Resulta que un burro (de esos que caminan en cuatro patas) estaba a punto de jubilarse. Su amo le decía que era un completo inservible, y sin darle su cena del día, lo abandonó en medio de la montaña. Toda una vida dedicada al trabajo, toda una vida cargando leña y cemento, toda una vida al lado de un amo que, cuando ya no lo necesitó, lo abandonó. El burro, cansado y abatido, decidió que era momento de seguir su sueño. Muchos de sus amigos lo habían juzgado mal cuando lo contaba. Era cierto que nadie lo apoyaba, ni nadie creía que fuera capaz de lograrlo. Era algo complicado, quizá una fantasía sin posibilidades de concreción, pero siempre había tenido ganas de intentarlo. Y aunque ya era algo viejo, y hubiera sido más fácil quedarse paseando por el monte, sintió que era el momento: siempre había querido llegar a la cuidad de Bremen y convertirse en músico.
A pocas horas de comenzar su camino se encontró con un perro sucio y hambriento. Le preguntó qué le sucedía, y el can dijo que su dueño lo había dejado por ahí, porque ya era viejo y ya no cazaba patos como antes. El burro, cordialmente, lo invitó a sumarse a su camino hasta la ciudad de Bremen. “¿Y qué vamos a hacer ahí?", preguntó el perro. “Vamos a convertirnos en músicos.” El perro lo miró con cara de “este está loco”, pero se sumó.
Habían caminado algunos kilómetros más hacia el norte cuando se encontraron con una gata que buscaba comida en un tonel. La invitaron a sumarse al recorrido. La gata miró a la simpática dupla y dijo “miau” (y sí, ¿qué otra cosa iba a decir la gata?) Lo mismo, con un gallo cantor que había sido despedido de su trabajo como despertador de un zapatero. Los cuatro emprendieron el resto del camino hacia Bremen, la ciudad donde harían realidad sus sueños.

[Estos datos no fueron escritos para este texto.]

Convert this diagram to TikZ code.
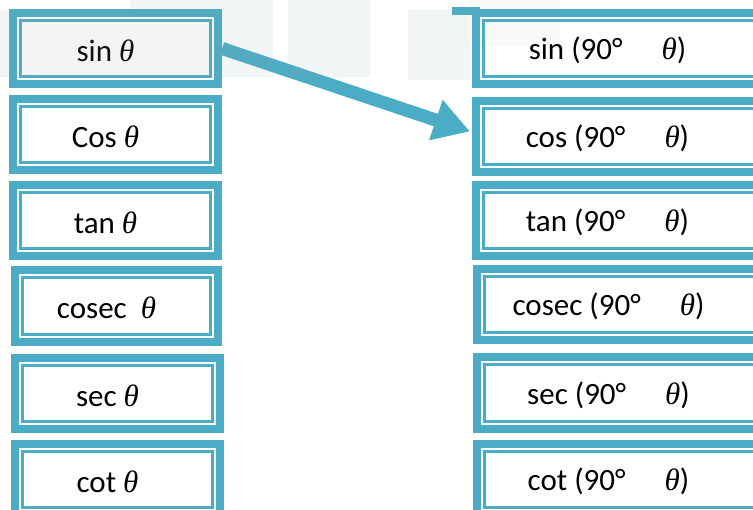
\documentclass[tikz,border=0pt]{standalone}
\usepackage{fontspec}
\setmainfont{Carlito}
\newfontfamily\grk{Liberation Serif}
\usetikzlibrary{arrows.meta}
\definecolor{aqua}{HTML}{4BACC6}
\definecolor{haze}{RGB}{140,165,160}
\tikzset{
  tbox/.style={draw=aqua, line width=8pt, fill=white, inner sep=0pt,
    minimum width=#1, minimum height=71pt,
    font=\fontsize{31}{36}\selectfont,
    path picture={\draw[aqua, line width=3pt]
      ([shift={(7.8pt,-7.8pt)}]path picture bounding box.north west) rectangle
      ([shift={(-7.8pt,7.8pt)}]path picture bounding box.south east);}},
  lbox/.style={tbox=205pt},
  rbox/.style={tbox=295pt},
  link/.style={draw=aqua, line width=13pt, -{Triangle[length=36pt,width=40pt]}},
  wm/.style={fill=haze, fill opacity=0.11},
}
\newcommand{\thet}{{\grk\itshape θ}}
\newcommand{\gapdeg}{\hspace{39pt}}
\newcommand{\lt}[1]{\raisebox{-2pt}[\height][\depth]{#1}\hspace*{20pt}}
\newcommand{\rt}[1]{\raisebox{-2pt}[\height][\depth]{#1 (90°\gapdeg\thet)}\hspace*{32pt}}
\begin{document}
\begin{tikzpicture}[x=1pt,y=-1pt]
\useasboundingbox (0,0) rectangle (753,510);
\clip (0,0) rectangle (753,510);

% left column
\node[lbox] (l1) at (115.5,48.5) {\lt{sin \thet}};
\node[lbox] (l2) at (115.5,134.5) {\lt{Cos \thet}};
\node[lbox] (l3) at (115.5,220.5) {\lt{tan \thet}};
\node[tbox=203pt, minimum height=72pt] (l4) at (116.5,306) {\lt{cosec\ \ \thet}};
\node[lbox] (l5) at (117.5,393.5) {\lt{sec \thet}};
\node[lbox] (l6) at (117.5,479.5) {\lt{cot \thet}};

% right column
\fill[aqua] (452,7) rectangle (480,15);
\node[rbox] (r1) at (623.5,48.5) {\rt{sin}};
\node[rbox] (r2) at (623.5,136.5) {\rt{cos}};
\node[rbox] (r3) at (623.5,220.5) {\rt{tan}};
\node[rbox] (r4) at (624.5,304.5) {\rt{cosec}};
\node[rbox, minimum height=72pt] (r5) at (624.5,393) {\rt{sec}};
\node[rbox] (r6) at (624.5,479.5) {\rt{cot}};

% connector
\draw[link] (l1.east) -- ([shift={(-2,-5)}]r2.west);

% faint background shapes along the top
\fill[wm] (0,10) rectangle (130,77);
\fill[wm] (130,0) rectangle (273,77);
\fill[wm] (288,0) rectangle (370,77);
\fill[wm] (408,10) rectangle (470,80);
\fill[wm, fill opacity=0.06] (470,0) rectangle (560,45);
\end{tikzpicture}
\end{document}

A pesar de que Bremen no quedaba nada cerca, el camino fue divertido y les permitió conocerse más. Hasta que se hicieron amigos.
Días más tarde y luego de mucho andar, vieron a lo lejos la ciudad y apuraron el paso. Llegaron a una casa y decidieron que debían pasar la noche allí. Pero adentro de la casa había un grupo de ladrones que utilizaba el lugar como guarida. Debían sacarlos de ahí. Fue entonces cuando armaron un plan. Decidieron asustarlos. La noche era tormentosa, llovía a cántaros y hacía frío, algo totalmente normal en la ciudad de Bremen, muy cercana a la costa.
El burro se plantó bien sobre la tierra. Sobre él, se paró el perro. Arriba de éste, el gato y sobre la cabeza del gato, el gallo. Los cuatro, formando una curiosa estructura zoológica, esperaron a que un relámpago los iluminara. Y justo en ese momento, cada uno de ellos empezó a hacer ruido. El asno a rebuznar, el perro a ladrar, el gato a maullar y el gallo a cantar. Claro, los ladrones se pegaron un julepe terrible. Lo que veía a través de la ventada era nada más y nada menos que un monstruo. Así que huyeron de la casa, dejando el botín sobre la mesa (no uno de estos, sino de estos otros). La casa estaba algo desarreglada, pero todos acordaron que debían poner manos a la obra para emprolijarla y quedarse a vivir allí. Así fue como estos cuatro personajes llegaron a la ciudad y tiempo después cumplieron su sueño: se convirtieron en músicos hechos y derechos.
Es por eso que me gusta este cuento. Porque habla del trabajo en equipo y de seguir los propios sueños, lo que a uno le dicta el corazón, aunque parezca inalcanzable.
Si uno tiene ganas, sólo tiene que visitar Bremen y empaparse de esta historia. El monumento que recuerda a los cuatro valientes te dará la bienvenida a esta maravillosa ciudad.